The centerpiece of this reader is The Sound and the Fury. I got its gist on the first pass, since my earlier read of As I Lay Dying acclimated me to Faulkner’s multiple stream of consciousness narrations by quirky characters speaking in their own unique voices. In this work it is the three Compson brothers, the idiot Benji, followed by the suicidal Quentin and the stone-hearted Jason, and then Dilsey, the long-time black cook and housekeeper who in fact runs the entire household. Through them we know the promiscuous sister Cassie and the whining hypochondriacal matriarch Caroline and her worthless brother Maury, their incest producing a child Maury, later name-changed to Benjamin when his idiocy became manifest.

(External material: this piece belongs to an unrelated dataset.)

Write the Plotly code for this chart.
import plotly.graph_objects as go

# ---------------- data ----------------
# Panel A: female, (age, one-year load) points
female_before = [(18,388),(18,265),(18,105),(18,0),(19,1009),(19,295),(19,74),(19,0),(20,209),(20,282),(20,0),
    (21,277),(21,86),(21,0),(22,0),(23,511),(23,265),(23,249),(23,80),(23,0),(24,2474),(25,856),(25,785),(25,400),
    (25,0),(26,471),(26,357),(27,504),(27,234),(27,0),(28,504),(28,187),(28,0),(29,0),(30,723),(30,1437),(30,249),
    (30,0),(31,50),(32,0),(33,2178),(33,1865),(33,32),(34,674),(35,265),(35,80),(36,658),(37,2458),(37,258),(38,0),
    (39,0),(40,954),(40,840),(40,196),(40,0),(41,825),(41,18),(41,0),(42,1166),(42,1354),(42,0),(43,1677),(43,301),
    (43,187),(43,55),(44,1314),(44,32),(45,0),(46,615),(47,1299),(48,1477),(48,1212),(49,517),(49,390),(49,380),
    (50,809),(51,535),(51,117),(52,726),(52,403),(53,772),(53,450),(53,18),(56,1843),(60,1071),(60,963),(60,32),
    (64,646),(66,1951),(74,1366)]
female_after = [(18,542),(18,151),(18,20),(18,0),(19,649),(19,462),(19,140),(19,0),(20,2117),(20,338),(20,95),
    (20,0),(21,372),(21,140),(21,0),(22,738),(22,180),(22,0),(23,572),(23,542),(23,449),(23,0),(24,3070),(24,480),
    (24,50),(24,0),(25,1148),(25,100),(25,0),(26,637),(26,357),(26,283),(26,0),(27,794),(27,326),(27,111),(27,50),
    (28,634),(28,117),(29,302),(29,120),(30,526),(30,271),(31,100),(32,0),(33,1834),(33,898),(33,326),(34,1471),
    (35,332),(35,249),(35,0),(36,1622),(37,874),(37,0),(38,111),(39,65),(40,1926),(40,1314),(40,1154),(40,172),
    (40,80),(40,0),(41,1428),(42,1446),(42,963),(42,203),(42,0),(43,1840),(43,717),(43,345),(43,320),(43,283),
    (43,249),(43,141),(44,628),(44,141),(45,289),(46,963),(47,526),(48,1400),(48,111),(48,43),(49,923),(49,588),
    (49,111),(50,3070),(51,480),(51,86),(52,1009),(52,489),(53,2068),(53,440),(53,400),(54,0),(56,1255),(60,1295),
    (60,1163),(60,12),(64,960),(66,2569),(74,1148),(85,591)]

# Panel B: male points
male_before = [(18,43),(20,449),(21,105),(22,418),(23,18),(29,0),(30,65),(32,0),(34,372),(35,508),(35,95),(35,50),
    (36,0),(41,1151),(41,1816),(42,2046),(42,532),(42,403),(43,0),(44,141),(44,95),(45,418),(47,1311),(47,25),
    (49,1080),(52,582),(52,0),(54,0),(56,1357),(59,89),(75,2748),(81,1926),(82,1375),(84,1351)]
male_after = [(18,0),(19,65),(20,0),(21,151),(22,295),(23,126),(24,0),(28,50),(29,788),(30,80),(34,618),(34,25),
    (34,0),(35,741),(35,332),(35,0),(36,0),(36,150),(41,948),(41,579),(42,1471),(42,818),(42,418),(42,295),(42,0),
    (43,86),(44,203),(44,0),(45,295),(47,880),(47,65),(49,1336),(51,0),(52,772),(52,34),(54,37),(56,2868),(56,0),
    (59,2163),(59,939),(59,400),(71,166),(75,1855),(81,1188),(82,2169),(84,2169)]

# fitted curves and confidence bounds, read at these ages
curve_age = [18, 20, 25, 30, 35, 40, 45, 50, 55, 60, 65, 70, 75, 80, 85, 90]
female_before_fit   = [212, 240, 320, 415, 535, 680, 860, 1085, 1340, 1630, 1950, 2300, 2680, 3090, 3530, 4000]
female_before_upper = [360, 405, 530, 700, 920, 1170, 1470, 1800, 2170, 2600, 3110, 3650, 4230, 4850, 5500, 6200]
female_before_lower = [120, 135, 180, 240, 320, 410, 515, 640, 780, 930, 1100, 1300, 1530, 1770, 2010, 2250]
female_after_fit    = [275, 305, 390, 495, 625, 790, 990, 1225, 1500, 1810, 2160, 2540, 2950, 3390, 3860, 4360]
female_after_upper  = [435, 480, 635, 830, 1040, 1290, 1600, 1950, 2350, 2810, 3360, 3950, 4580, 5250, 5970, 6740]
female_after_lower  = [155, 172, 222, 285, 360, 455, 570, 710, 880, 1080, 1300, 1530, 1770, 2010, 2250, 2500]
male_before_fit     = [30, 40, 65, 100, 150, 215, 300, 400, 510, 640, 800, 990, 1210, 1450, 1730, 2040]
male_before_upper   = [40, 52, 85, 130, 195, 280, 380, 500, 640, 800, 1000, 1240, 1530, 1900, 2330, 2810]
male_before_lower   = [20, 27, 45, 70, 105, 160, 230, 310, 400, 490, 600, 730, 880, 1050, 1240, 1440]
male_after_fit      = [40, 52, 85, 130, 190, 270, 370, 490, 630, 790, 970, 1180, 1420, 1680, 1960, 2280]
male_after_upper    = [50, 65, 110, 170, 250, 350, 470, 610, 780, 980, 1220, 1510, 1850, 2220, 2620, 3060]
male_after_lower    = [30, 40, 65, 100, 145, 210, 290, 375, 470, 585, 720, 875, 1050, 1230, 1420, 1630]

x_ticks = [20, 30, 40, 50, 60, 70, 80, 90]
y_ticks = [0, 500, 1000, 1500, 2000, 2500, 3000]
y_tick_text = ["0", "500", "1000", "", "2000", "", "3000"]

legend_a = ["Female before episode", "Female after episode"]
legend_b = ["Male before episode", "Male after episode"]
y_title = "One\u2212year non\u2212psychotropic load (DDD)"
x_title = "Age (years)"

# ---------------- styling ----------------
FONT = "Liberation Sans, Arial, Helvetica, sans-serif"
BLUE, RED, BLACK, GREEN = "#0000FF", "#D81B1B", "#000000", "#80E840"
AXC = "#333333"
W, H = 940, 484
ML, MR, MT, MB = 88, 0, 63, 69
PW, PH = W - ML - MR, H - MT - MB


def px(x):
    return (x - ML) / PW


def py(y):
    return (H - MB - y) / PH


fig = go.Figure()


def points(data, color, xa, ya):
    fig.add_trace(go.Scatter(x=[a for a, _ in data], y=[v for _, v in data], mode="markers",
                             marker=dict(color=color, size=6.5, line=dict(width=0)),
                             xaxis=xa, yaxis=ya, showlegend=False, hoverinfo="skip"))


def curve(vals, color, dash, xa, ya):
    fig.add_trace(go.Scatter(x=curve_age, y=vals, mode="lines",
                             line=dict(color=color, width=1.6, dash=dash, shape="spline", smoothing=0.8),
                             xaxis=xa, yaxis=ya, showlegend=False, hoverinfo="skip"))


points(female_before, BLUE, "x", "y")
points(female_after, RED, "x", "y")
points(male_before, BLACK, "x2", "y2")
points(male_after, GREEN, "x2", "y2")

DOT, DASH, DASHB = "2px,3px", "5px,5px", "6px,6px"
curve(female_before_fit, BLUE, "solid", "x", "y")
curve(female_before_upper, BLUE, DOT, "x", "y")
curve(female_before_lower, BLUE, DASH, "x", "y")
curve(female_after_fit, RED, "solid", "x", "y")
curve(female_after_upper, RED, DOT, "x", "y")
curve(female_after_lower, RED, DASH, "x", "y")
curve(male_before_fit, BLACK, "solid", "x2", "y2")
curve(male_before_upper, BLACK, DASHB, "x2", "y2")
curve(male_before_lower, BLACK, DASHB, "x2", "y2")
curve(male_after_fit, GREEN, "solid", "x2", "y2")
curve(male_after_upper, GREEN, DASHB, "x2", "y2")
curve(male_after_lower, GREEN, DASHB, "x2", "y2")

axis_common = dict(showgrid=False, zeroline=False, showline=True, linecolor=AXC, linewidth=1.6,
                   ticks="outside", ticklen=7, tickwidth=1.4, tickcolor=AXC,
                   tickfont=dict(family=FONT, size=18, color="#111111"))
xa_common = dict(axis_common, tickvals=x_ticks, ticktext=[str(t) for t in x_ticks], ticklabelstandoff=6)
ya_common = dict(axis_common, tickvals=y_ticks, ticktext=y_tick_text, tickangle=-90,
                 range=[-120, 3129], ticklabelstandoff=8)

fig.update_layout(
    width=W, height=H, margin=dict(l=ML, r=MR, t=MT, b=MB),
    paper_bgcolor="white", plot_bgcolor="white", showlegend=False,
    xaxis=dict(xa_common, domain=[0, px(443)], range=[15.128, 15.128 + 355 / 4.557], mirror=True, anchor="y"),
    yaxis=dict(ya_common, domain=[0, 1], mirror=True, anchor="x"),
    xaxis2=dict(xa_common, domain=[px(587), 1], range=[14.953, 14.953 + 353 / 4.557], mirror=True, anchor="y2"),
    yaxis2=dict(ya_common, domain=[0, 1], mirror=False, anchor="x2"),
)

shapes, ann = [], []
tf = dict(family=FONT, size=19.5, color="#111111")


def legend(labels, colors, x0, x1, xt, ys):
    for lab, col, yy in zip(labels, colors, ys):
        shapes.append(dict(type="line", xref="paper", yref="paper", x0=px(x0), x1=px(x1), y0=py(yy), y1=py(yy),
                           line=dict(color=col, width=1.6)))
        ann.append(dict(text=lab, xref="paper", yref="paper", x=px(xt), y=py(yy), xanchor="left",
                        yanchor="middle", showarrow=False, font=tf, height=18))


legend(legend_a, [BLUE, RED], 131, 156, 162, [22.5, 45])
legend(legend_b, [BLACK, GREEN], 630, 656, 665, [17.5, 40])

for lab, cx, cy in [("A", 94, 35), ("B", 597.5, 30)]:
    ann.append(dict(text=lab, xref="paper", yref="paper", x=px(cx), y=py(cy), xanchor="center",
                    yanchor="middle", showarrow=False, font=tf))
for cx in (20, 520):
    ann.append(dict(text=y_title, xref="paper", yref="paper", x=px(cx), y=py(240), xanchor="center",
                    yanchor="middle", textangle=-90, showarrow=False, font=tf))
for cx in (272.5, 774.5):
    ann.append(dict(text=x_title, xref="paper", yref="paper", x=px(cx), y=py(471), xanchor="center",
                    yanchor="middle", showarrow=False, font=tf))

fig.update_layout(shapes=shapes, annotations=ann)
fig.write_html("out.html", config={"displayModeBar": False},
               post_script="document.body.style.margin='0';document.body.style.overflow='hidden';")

I had intended to make a second pass at TSATF but the first pass exhausted me. The reader’s primary reward is Faulkner’s magnificent grasp of the voices and humor of southern culture, as delivered by Jason, Dilsey, and the young black boy Luster.

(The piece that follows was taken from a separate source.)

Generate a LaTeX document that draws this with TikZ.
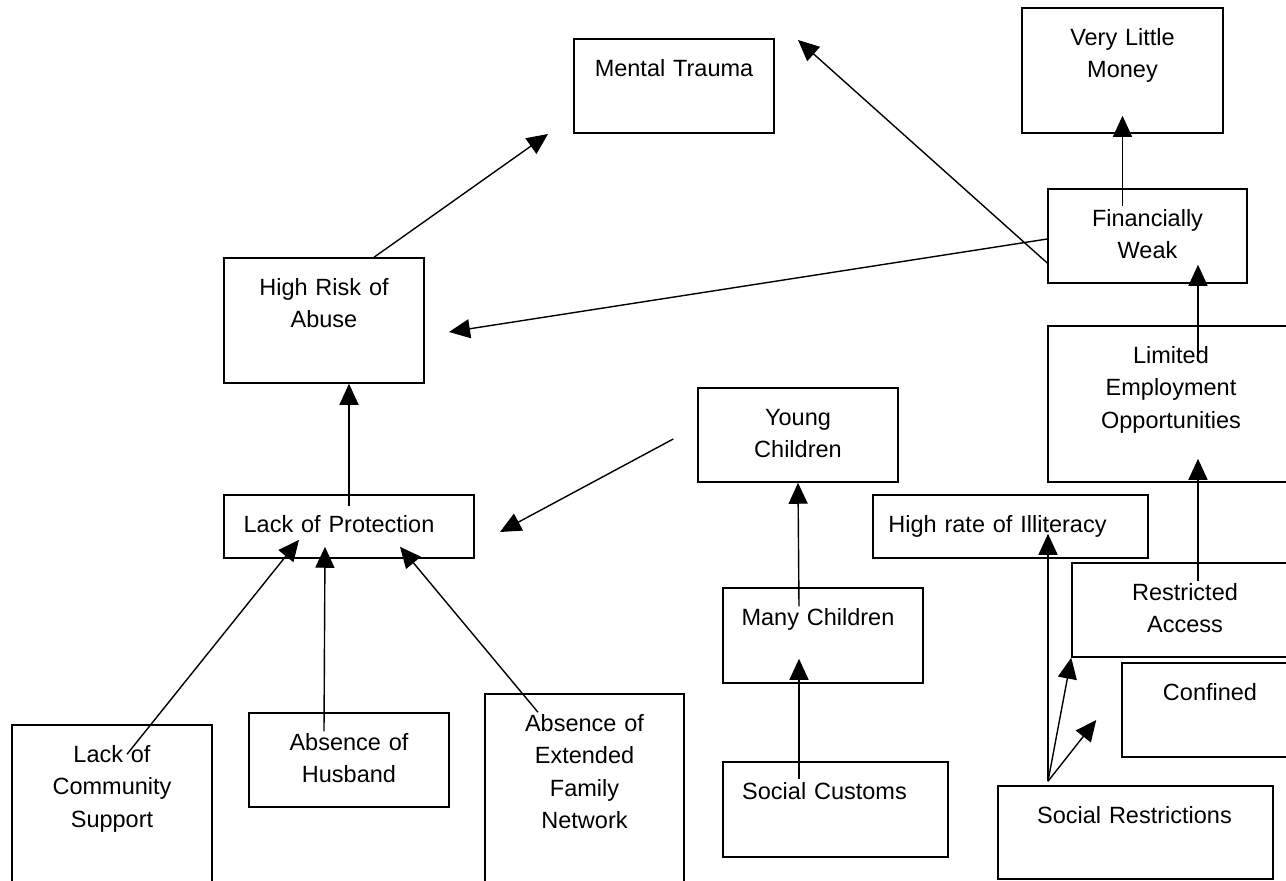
\documentclass[tikz,border=0pt]{standalone}
\usepackage{fontspec}
\setmainfont{Liberation Sans}
\usetikzlibrary{arrows.meta}

\begin{document}
\begin{tikzpicture}[x=1pt, y=-1pt,
    box/.style={draw, line width=1.5pt, inner sep=0pt},
    txt/.style={anchor=base, text width=250pt, align=center, inner sep=0pt, font=\fontsize{23.5}{32.5}\selectfont},
    link/.style={line width=1.4pt, -{Triangle[length=21pt, width=19pt]}}]
    \clip (0,0) rectangle (1286,881);
    % boxes
    \node[box, minimum width=200pt, minimum height=94pt] (trauma) at (674,86) {};
    \node[box, minimum width=201pt, minimum height=125pt] (money) at (1122.5,70.5) {};
    \node[box, minimum width=199pt, minimum height=94pt] (weak) at (1147.5,236) {};
    \node[box, minimum width=200pt, minimum height=125pt] (risk) at (324,320.5) {};
    \node[box, minimum width=248pt, minimum height=156pt] (limited) at (1172,404) {};
    \node[box, minimum width=200pt, minimum height=94pt] (young) at (798,435) {};
    \node[box, minimum width=250pt, minimum height=63pt] (protect) at (349,526.5) {};
    \node[box, minimum width=275pt, minimum height=63pt] (illit) at (1010.5,526.5) {};
    \node[box, minimum width=226pt, minimum height=94pt] (restrict) at (1185,610) {};
    \node[box, minimum width=200pt, minimum height=95pt] (many) at (823,635.5) {};
    \node[box, minimum width=176pt, minimum height=94pt] (confined) at (1210,710) {};
    \node[box, minimum width=200pt, minimum height=175pt] (community) at (112,812.5) {};
    \node[box, minimum width=200pt, minimum height=94pt] (husband) at (349,760) {};
    \node[box, minimum width=199pt, minimum height=206pt] (extended) at (584.5,797) {};
    \node[box, minimum width=225pt, minimum height=95pt] (customs) at (835.5,809.5) {};
    \node[box, minimum width=275pt, minimum height=93pt] (restrictions) at (1135.5,832.5) {};
    % labels
    \node[txt] (traumatext) at ([yshift=-38pt]trauma.north) {Mental Trauma};
    \node[txt] (moneytext) at ([yshift=-38pt]money.north) {Very Little\\Money};
    \node[txt] (weaktext) at ([yshift=-38pt]weak.north) {Financially\\Weak};
    \node[txt] (risktext) at ([yshift=-38pt]risk.north) {High Risk of\\Abuse};
    \node[txt] (limitedtext) at ([xshift=-1pt,yshift=-38pt]limited.north) {Limited\\Employment\\Opportunities};
    \node[txt] (youngtext) at ([yshift=-38pt]young.north) {Young\\Children};
    \node[txt] (protecttext) at ([xshift=-10pt,yshift=-38pt]protect.north) {Lack of Protection};
    \node[txt] (illittext) at ([xshift=-13pt,yshift=-38pt]illit.north) {High rate of Illiteracy};
    \node[txt] (restricttext) at ([yshift=-38pt]restrict.north) {Restricted\\Access};
    \node[txt] (manytext) at ([xshift=-5pt,yshift=-38pt]many.north) {Many Children};
    \node[txt] (confinedtext) at ([yshift=-38pt]confined.north) {Confined};
    \node[txt] (communitytext) at ([yshift=-38pt]community.north) {Lack of\\Community\\Support};
    \node[txt] (husbandtext) at ([yshift=-38pt]husband.north) {Absence of\\Husband};
    \node[txt] (extendedtext) at ([yshift=-38pt]extended.north) {Absence of\\Extended\\Family\\Network};
    \node[txt] (customstext) at ([xshift=-11pt,yshift=-38pt]customs.north) {Social Customs};
    \node[txt] (restrictionstext) at ([xshift=-1pt,yshift=-38pt]restrictions.north) {Social Restrictions};
    % free ends
    \coordinate (traumaL) at (548,134);
    \coordinate (traumaR) at (798,40);
    \coordinate (riskR) at (449,332);
    \coordinate (protectR) at (500,532);
    \coordinate (youngL) at ([xshift=-24pt,yshift=-4pt]young.west);
    \coordinate (srtop) at ([xshift=-87.5pt,yshift=4pt]restrictions.north);
    % arrows
    \draw[link] ([xshift=50pt]risk.north) -- (traumaL);
    \draw[link] ([yshift=-27pt]weak.west) -- (traumaR);
    \draw[link] ([yshift=-3pt]weak.west) -- (riskR);
    \draw[link] ([xshift=-25pt,yshift=-18pt]weak.north) -- ([yshift=18pt]money.south);
    \draw[link] ([xshift=26pt,yshift=-36pt]limited.north) -- ([xshift=50.5pt,yshift=19pt]weak.south);
    \draw[link] ([yshift=-12pt]protect.north) -- ([xshift=25pt]risk.south);
    \draw[link] (youngL) -- (protectR);
    \draw[link] ([xshift=15pt,yshift=-30pt]community.north) -- ([xshift=-50pt,yshift=19pt]protect.south);
    \draw[link] ([xshift=-25pt,yshift=-19pt]husband.north) -- ([xshift=-24pt,yshift=12pt]protect.south);
    \draw[link] ([xshift=-46.5pt,yshift=-19pt]extended.north) -- ([xshift=51pt,yshift=12pt]protect.south);
    \draw[link] ([xshift=-24pt,yshift=-19pt]many.north) -- (young.south);
    \draw[link] ([xshift=-36.5pt,yshift=-18pt]customs.north) -- ([xshift=-24pt,yshift=25pt]many.south);
    \draw[link] (srtop) -- ([xshift=37.5pt,yshift=25pt]illit.south);
    \draw[link] (srtop) -- (restrict.south west);
    \draw[link] (srtop) -- ([xshift=-25pt,yshift=-10pt]confined.west);
    \draw[link] ([xshift=13pt,yshift=-19pt]restrict.north) -- ([xshift=26pt,yshift=24pt]limited.south);
\end{tikzpicture}
\end{document}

Turning to the stories in this reader:
The Old Man, The Bear, and Spotted Horses I had previously read in a three-story collection. The first two exhausted me, like TSATF; Spotted Horses I liked, for the scheming and bargaining. Ditto Shingles for the Lord, which I loved. (I dare you to figure out country boy math without spending time on it.) Another favorite was A Rose for Emily. I liked all the rest of the stories that I haven’t mentioned. (Like is the wrong characterization for those which realistically portray racial violence.) For me, Faulkner's stream of consciousness narratives are painful reading, but his character dialogues, in full patois, are Faulkner at his best. There, his Southern-ess, and his Southern wit and humor, are on ample display.